Take yourself back to September 1987. Australia’s population was only 16 million (now 24), Bob Hawke was Prime Minister, The Year My Voice Broke was one of Australia’s greatest box office successes, Manly-Warringah were crowned champions in the rugby league and my brother began using heroin for the first time. In our shared bedroom.
We lived in a modest three bedroom brick house in Belmore, Sydney. We never really had much. You know, just the basics but somehow, I was always happy. Sure, some bad stuff was happening during this period with priests molesting me at school and my father almost dying from a cerebral brain hemorrhage (he abused and cheated on my mother so my cynical side would not have been bothered by his passing) and I witnessed my elder brother of 7 years inject heroin for the first time.
It’s had a lasting impact not just because of that initial insight into how one injects drugs, but the knock on effect over the following years as his life disintegrated into many fragmented pieces. We last spoke in 2006. I was in Melbourne for travel agent training and he had heard about this off my mum. Unfortunately, she gave him my number under the guise that he wanted to catch up. It had been 5 years since I had last seen him. Sadly though, his invite to meet up for a beer soon turned into him asking me to lend him $500 to keep up with rent and bills. Once a junkie as they say.
Being ever the optimist, I used his drug addiction over the years to motivated myself to keep healthy and active. He’s the reason why I don’t drink a lot, take drugs or live the life of a couch potatoe. Ok, I tell a small fib. I smoked pot twice (who hasn’t) and might have snorted a few lines of snow white out of curiosity but aside from those ever so brief interludes, I’ve remained clean.
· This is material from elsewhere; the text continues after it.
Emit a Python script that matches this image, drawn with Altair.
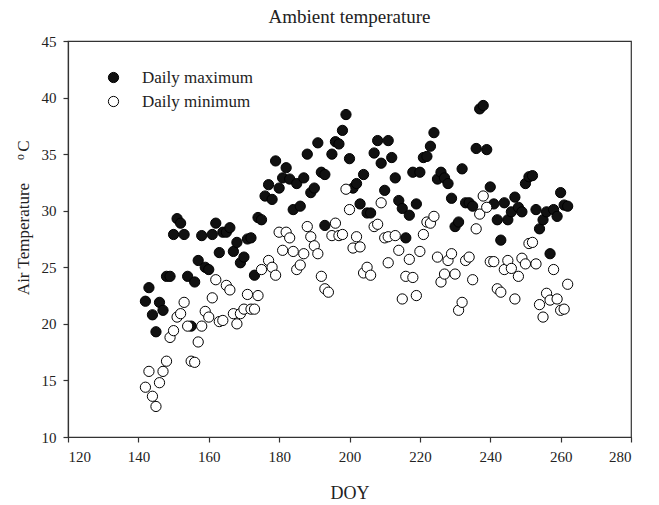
import altair as alt
import pandas as pd

max_doy = [142, 143, 144, 145, 146, 147, 148, 149, 150, 151, 152, 153, 154, 155, 156, 157,
           158, 159, 160, 161, 162, 163, 164, 165, 166, 167, 168, 169, 170, 171, 172, 173,
           174, 175, 176, 177, 178, 179, 180, 181, 182, 183, 184, 185, 186, 187, 188, 189,
           190, 191, 192, 193, 193, 195, 196, 197, 198, 199, 200, 201, 202, 203, 204, 205,
           206, 207, 208, 209, 210, 211, 212, 213, 214, 215, 216, 217, 218, 219, 220, 221,
           222, 223, 224, 225, 226, 227, 228, 229, 230, 231, 232, 233, 234, 235, 236, 237,
           238, 239, 240, 241, 242, 243, 244, 245, 246, 247, 248, 249, 250, 251, 252, 253,
           254, 255, 256, 257, 258, 259, 260, 261, 262]
max_temp = [22.0, 23.2, 20.8, 19.3, 21.9, 21.2, 24.2, 24.2, 27.9, 29.3, 28.9, 27.9, 24.2, 19.8, 23.7, 25.6,
            27.8, 25.0, 24.8, 27.9, 28.9, 26.3, 28.1, 28.1, 28.5, 26.4, 27.2, 25.4, 25.9, 27.5, 27.6, 24.3,
            29.4, 29.2, 31.3, 32.3, 31.0, 34.4, 32.0, 32.9, 33.8, 32.8, 30.1, 32.4, 30.4, 32.9, 35.0, 31.6,
            32.0, 36.0, 33.4, 33.2, 28.7, 35.0, 36.1, 35.9, 37.1, 38.5, 34.6, 32.0, 32.4, 30.6, 33.2, 29.8,
            29.8, 35.1, 36.2, 34.2, 31.8, 36.2, 34.7, 32.9, 30.9, 30.2, 27.6, 29.6, 33.4, 30.6, 33.4, 34.7,
            34.8, 35.7, 36.9, 32.8, 33.4, 32.9, 32.4, 31.1, 28.6, 29.0, 33.7, 30.7, 30.7, 30.4, 35.5, 39.0,
            39.3, 35.4, 32.1, 30.6, 29.2, 27.4, 30.7, 29.2, 29.9, 31.2, 30.3, 29.9, 32.4, 33.0, 33.1, 30.1,
            28.4, 29.2, 29.9, 26.2, 30.1, 29.5, 31.6, 30.5, 30.4]

min_doy = [142, 143, 144, 145, 146, 147, 148, 149, 150, 151, 152, 153, 154, 155, 156, 157,
           158, 159, 160, 161, 162, 163, 164, 165, 166, 167, 168, 169, 170, 171, 172, 173,
           174, 175, 177, 178, 179, 180, 181, 182, 183, 184, 185, 186, 187, 188, 189, 190,
           191, 192, 193, 194, 195, 196, 197, 198, 199, 200, 201, 202, 203, 204, 205, 206,
           207, 208, 209, 210, 211, 211, 213, 214, 215, 216, 217, 218, 219, 220, 221, 222,
           223, 224, 225, 226, 227, 228, 229, 230, 231, 232, 233, 234, 235, 236, 237, 238,
           239, 240, 241, 242, 243, 244, 245, 246, 247, 248, 249, 250, 251, 252, 253, 254,
           255, 256, 257, 258, 259, 260, 261, 262]
min_temp = [14.4, 15.8, 13.6, 12.7, 14.8, 15.8, 16.7, 18.8, 19.4, 20.6, 20.9, 21.9, 19.8, 16.7, 16.6, 18.4,
            19.8, 21.1, 20.6, 22.3, 23.9, 20.2, 20.3, 23.4, 23.0, 20.9, 20.0, 20.9, 21.3, 22.6, 21.3, 21.3,
            22.5, 24.8, 25.6, 25.0, 24.3, 28.1, 26.5, 28.1, 27.6, 26.4, 24.8, 25.2, 26.2, 28.6, 27.7, 26.9,
            26.2, 24.2, 23.1, 22.8, 27.8, 28.9, 27.8, 27.9, 31.9, 30.1, 26.7, 27.7, 26.8, 24.5, 25.0, 24.3,
            28.6, 28.8, 30.7, 27.6, 27.7, 25.4, 27.8, 26.5, 22.2, 24.2, 25.7, 24.1, 22.5, 26.4, 27.9, 29.0,
            28.9, 29.5, 25.9, 23.7, 24.4, 25.6, 26.2, 24.4, 21.2, 21.9, 25.6, 25.9, 23.9, 28.4, 29.7, 31.3,
            30.3, 25.5, 25.5, 23.1, 22.8, 24.8, 25.6, 24.9, 22.2, 24.2, 25.8, 25.3, 27.1, 27.2, 25.3, 21.7,
            20.6, 22.7, 22.1, 24.8, 22.2, 21.2, 21.3, 23.5]

series_names = ["Daily maximum", "Daily minimum"]
x_ticks = [120, 140, 160, 180, 200, 220, 240, 260, 280]
y_ticks = [10, 15, 20, 25, 30, 35, 40, 45]

df = pd.concat([
    pd.DataFrame({"DOY": max_doy, "T": max_temp, "Series": series_names[0]}),
    pd.DataFrame({"DOY": min_doy, "T": min_temp, "Series": series_names[1]}),
])

FONT = "Liberation Serif"

points = alt.Chart(df).mark_point(
    shape="circle", filled=True, size=105, stroke="black", strokeWidth=1, opacity=1
).encode(
    x=alt.X("DOY:Q", scale=alt.Scale(domain=[120, 280], nice=False, zero=False),
            axis=alt.Axis(values=x_ticks, title="DOY", titlePadding=20)),
    y=alt.Y("T:Q", scale=alt.Scale(domain=[10, 45], nice=False, zero=False),
            axis=alt.Axis(values=y_ticks, title=None)),
    fill=alt.Fill("Series:N", scale=alt.Scale(domain=series_names, range=["#111111", "white"]),
                  legend=alt.Legend(title=None, orient="none", legendX=37, legendY=28,
                                    symbolType="circle", symbolSize=105,
                                    symbolStrokeColor="black", symbolStrokeWidth=1,
                                    symbolOpacity=1, labelFont=FONT, labelFontSize=17,
                                    labelColor="#222", labelOffset=20, rowPadding=6,
                                    padding=0)),
)

ylab = alt.Chart(pd.DataFrame({"t": ["Air Temperature"]})).mark_text(
    angle=270, font=FONT, fontSize=17, color="#222", align="center", baseline="middle"
).encode(text="t:N", x=alt.value(-44), y=alt.value(198))

ylab_o = alt.Chart(pd.DataFrame({"t": ["o"]})).mark_text(
    angle=270, font=FONT, fontSize=12, color="#222", align="center", baseline="middle"
).encode(text="t:N", x=alt.value(-48), y=alt.value(116))

ylab_c = alt.Chart(pd.DataFrame({"t": ["C"]})).mark_text(
    angle=270, font=FONT, fontSize=17, color="#222", align="center", baseline="middle"
).encode(text="t:N", x=alt.value(-44), y=alt.value(105))

chart = alt.layer(points, ylab, ylab_o, ylab_c).properties(
    width=563, height=396,
    title=alt.TitleParams("Ambient temperature", font=FONT, fontSize=19, fontWeight="normal",
                          color="#222", anchor="middle", offset=7),
    autosize=alt.AutoSizeParams(type="none"),
    padding={"left": 68, "top": 41, "right": 28, "bottom": 68},
).configure_axis(
    grid=False, domainColor="#333", tickColor="#333", tickSize=5, domainWidth=1.2, tickWidth=1.2,
    labelFont=FONT, labelFontSize=15, labelColor="#222", labelPadding=7,
    titleFont=FONT, titleFontSize=18, titleFontWeight="normal", titleColor="#222",
).configure_view(stroke="#333", strokeWidth=1.2)

chart.save("out.html", embed_options={"renderer": "svg", "actions": False})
I’m 40 years young now. My brother is 47. I’m not even sure if he is still alive but I do have him to thank for my love of some good music. Billy Bragg, The Smiths, The Beatles and The Jam and yes, without him, I may not have read the likes of Oscar Wilde, Jack Kerouac or Henry Miller so it wasn’t all a loss. But back in September 1987, and despite all the bad things that were happening around me, it helped me realise at a young age to never trust junkies, never trust priests and most of all, never hit or abuse woman. Love your mum, treat people with respect and if you want an addiction, better make damn sure it’s a clean and healthy one.